» **Requirement**
The listing below should be printed exactly, every line of it. Skip the pictures.

**** Material provided ****

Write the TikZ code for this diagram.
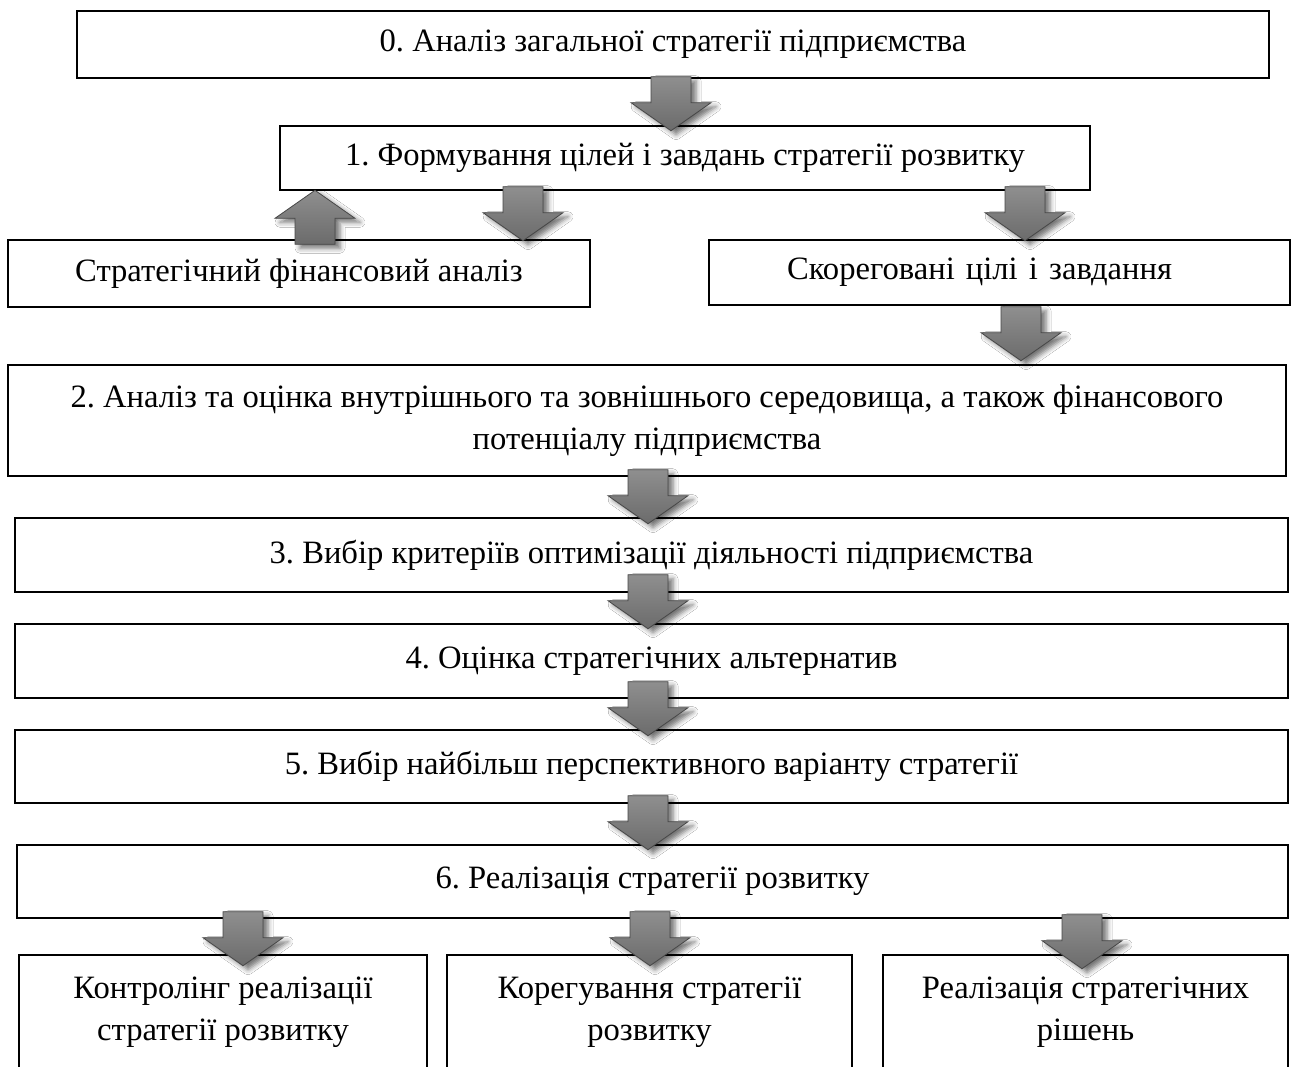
\documentclass[tikz,border=0pt]{standalone}
\usepackage{fontspec}
\setmainfont{Liberation Serif}
\usetikzlibrary{calc,shadows.blur}
\frenchspacing
\begin{document}
\begin{tikzpicture}[x=1pt,y=1pt,
  box/.style={draw=black, line width=2.6pt, fill=white, inner sep=0pt, align=center,
    font=\fontsize{32.6}{42}\selectfont},
  blockarrow/.style={draw=black!72, line width=0.8pt, top color=black!44, bottom color=black!58,
    blur shadow={shadow xshift=5pt, shadow yshift=-4pt, shadow blur radius=5pt, shadow opacity=55}},
  downarr/.pic={\path[blockarrow] (0,0) -- (-40,28) -- (-20,28) -- (-20,54) -- (20,54) -- (20,28) -- (40,28) -- cycle;},
  uparr/.pic={\path[blockarrow] (0,0) -- (-40,-28) -- (-20,-28) -- (-20,-54) -- (20,-54) -- (20,-28) -- (40,-28) -- cycle;}
]
\clip (0,0) rectangle (1297,-1066);
\fill[white] (0,0) rectangle (1297,-1066);

% boxes
\node[box, minimum width=1192, minimum height=67] (b0) at (673,-44.5) {0. Аналіз загальної стратегії підприємства};
\node[box, minimum width=810, minimum height=64] (b1) at (685,-158) {1. Формування цілей і завдань стратегії розвитку};
\node[box, minimum width=582, minimum height=67] (bfa) at (299,-273.5) {Стратегічний фінансовий аналіз};
\node[box, minimum width=581, minimum height=65] (bsc) at (999.5,-272.5) {Скореговані\hspace{3pt} цілі\hspace{3pt} і\hspace{3pt} завдання\hspace{40pt}};
\node[box, minimum width=1278, minimum height=111] (b2) at (647,-420.5) {2. Аналіз та оцінка внутрішнього та зовнішнього середовища, а також фінансового\\потенціалу підприємства};
\node[box, minimum width=1273, minimum height=74] (b3) at (651.5,-555) {3. Вибір критеріїв оптимізації діяльності підприємства};
\node[box, minimum width=1273, minimum height=74] (b4) at (651.5,-661) {4. Оцінка стратегічних альтернатив};
\node[box, minimum width=1273, minimum height=73] (b5) at (651.5,-766.5) {5. Вибір найбільш перспективного варіанту стратегії};
\node[box, minimum width=1271, minimum height=73] (b6) at (652.5,-881.5) {6. Реалізація стратегії розвитку};
\node[box, minimum width=408, minimum height=115] (bc) at (223,-1012.5) {Контролінг реалізації\\стратегії розвитку};
\node[box, minimum width=405, minimum height=115] (bk) at (649.5,-1012.5) {Корегування стратегії\\розвитку};
\node[box, minimum width=405, minimum height=115] (br) at (1085.5,-1012.5) {Реалізація стратегічних\\рішень};

% block arrows
\pic at ($(671,0 |- b1.north)+(0,-6)$) {downarr};
\pic at ($(315,0 |- b1.south)+(0,1)$) {uparr};
\pic at ($(523,0 |- bfa.north)+(0,-2)$) {downarr};
\pic at ($(1025,0 |- bsc.north)+(0,-2)$) {downarr};
\pic at ($(1021,0 |- b2.north)+(0,3)$) {downarr};
\pic at ($(648,0 |- b3.north)+(0,-7)$) {downarr};
\pic at ($(648,0 |- b4.north)+(0,-6)$) {downarr};
\pic at ($(648,0 |- b5.north)+(0,-7)$) {downarr};
\pic at ($(648,0 |- b6.north)+(0,-6)$) {downarr};
\pic at ($(243,0 |- bc.north)+(0,-12)$) {downarr};
\pic at ($(650,0 |- bk.north)+(0,-12)$) {downarr};
\pic at ($(1082,0 |- br.north)+(0,-15)$) {downarr};
\end{tikzpicture}
\end{document}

****

» **Written reply**
Write the TikZ code for this diagram.
\documentclass[tikz,border=0pt]{standalone}
\usepackage{fontspec}
\setmainfont{Liberation Serif}
\usetikzlibrary{calc,shadows.blur}
\frenchspacing
\begin{document}
\begin{tikzpicture}[x=1pt,y=1pt,
  box/.style={draw=black, line width=2.6pt, fill=white, inner sep=0pt, align=center,
    font=\fontsize{32.6}{42}\selectfont},
  blockarrow/.style={draw=black!72, line width=0.8pt, top color=black!44, bottom color=black!58,
    blur shadow={shadow xshift=5pt, shadow yshift=-4pt, shadow blur radius=5pt, shadow opacity=55}},
  downarr/.pic={\path[blockarrow] (0,0) -- (-40,28) -- (-20,28) -- (-20,54) -- (20,54) -- (20,28) -- (40,28) -- cycle;},
  uparr/.pic={\path[blockarrow] (0,0) -- (-40,-28) -- (-20,-28) -- (-20,-54) -- (20,-54) -- (20,-28) -- (40,-28) -- cycle;}
]
\clip (0,0) rectangle (1297,-1066);
\fill[white] (0,0) rectangle (1297,-1066);

% boxes
\node[box, minimum width=1192, minimum height=67] (b0) at (673,-44.5) {0. Аналіз загальної стратегії підприємства};
\node[box, minimum width=810, minimum height=64] (b1) at (685,-158) {1. Формування цілей і завдань стратегії розвитку};
\node[box, minimum width=582, minimum height=67] (bfa) at (299,-273.5) {Стратегічний фінансовий аналіз};
\node[box, minimum width=581, minimum height=65] (bsc) at (999.5,-272.5) {Скореговані\hspace{3pt} цілі\hspace{3pt} і\hspace{3pt} завдання\hspace{40pt}};
\node[box, minimum width=1278, minimum height=111] (b2) at (647,-420.5) {2. Аналіз та оцінка внутрішнього та зовнішнього середовища, а також фінансового\\потенціалу підприємства};
\node[box, minimum width=1273, minimum height=74] (b3) at (651.5,-555) {3. Вибір критеріїв оптимізації діяльності підприємства};
\node[box, minimum width=1273, minimum height=74] (b4) at (651.5,-661) {4. Оцінка стратегічних альтернатив};
\node[box, minimum width=1273, minimum height=73] (b5) at (651.5,-766.5) {5. Вибір найбільш перспективного варіанту стратегії};
\node[box, minimum width=1271, minimum height=73] (b6) at (652.5,-881.5) {6. Реалізація стратегії розвитку};
\node[box, minimum width=408, minimum height=115] (bc) at (223,-1012.5) {Контролінг реалізації\\стратегії розвитку};
\node[box, minimum width=405, minimum height=115] (bk) at (649.5,-1012.5) {Корегування стратегії\\розвитку};
\node[box, minimum width=405, minimum height=115] (br) at (1085.5,-1012.5) {Реалізація стратегічних\\рішень};

% block arrows
\pic at ($(671,0 |- b1.north)+(0,-6)$) {downarr};
\pic at ($(315,0 |- b1.south)+(0,1)$) {uparr};
\pic at ($(523,0 |- bfa.north)+(0,-2)$) {downarr};
\pic at ($(1025,0 |- bsc.north)+(0,-2)$) {downarr};
\pic at ($(1021,0 |- b2.north)+(0,3)$) {downarr};
\pic at ($(648,0 |- b3.north)+(0,-7)$) {downarr};
\pic at ($(648,0 |- b4.north)+(0,-6)$) {downarr};
\pic at ($(648,0 |- b5.north)+(0,-7)$) {downarr};
\pic at ($(648,0 |- b6.north)+(0,-6)$) {downarr};
\pic at ($(243,0 |- bc.north)+(0,-12)$) {downarr};
\pic at ($(650,0 |- bk.north)+(0,-12)$) {downarr};
\pic at ($(1082,0 |- br.north)+(0,-15)$) {downarr};
\end{tikzpicture}
\end{document}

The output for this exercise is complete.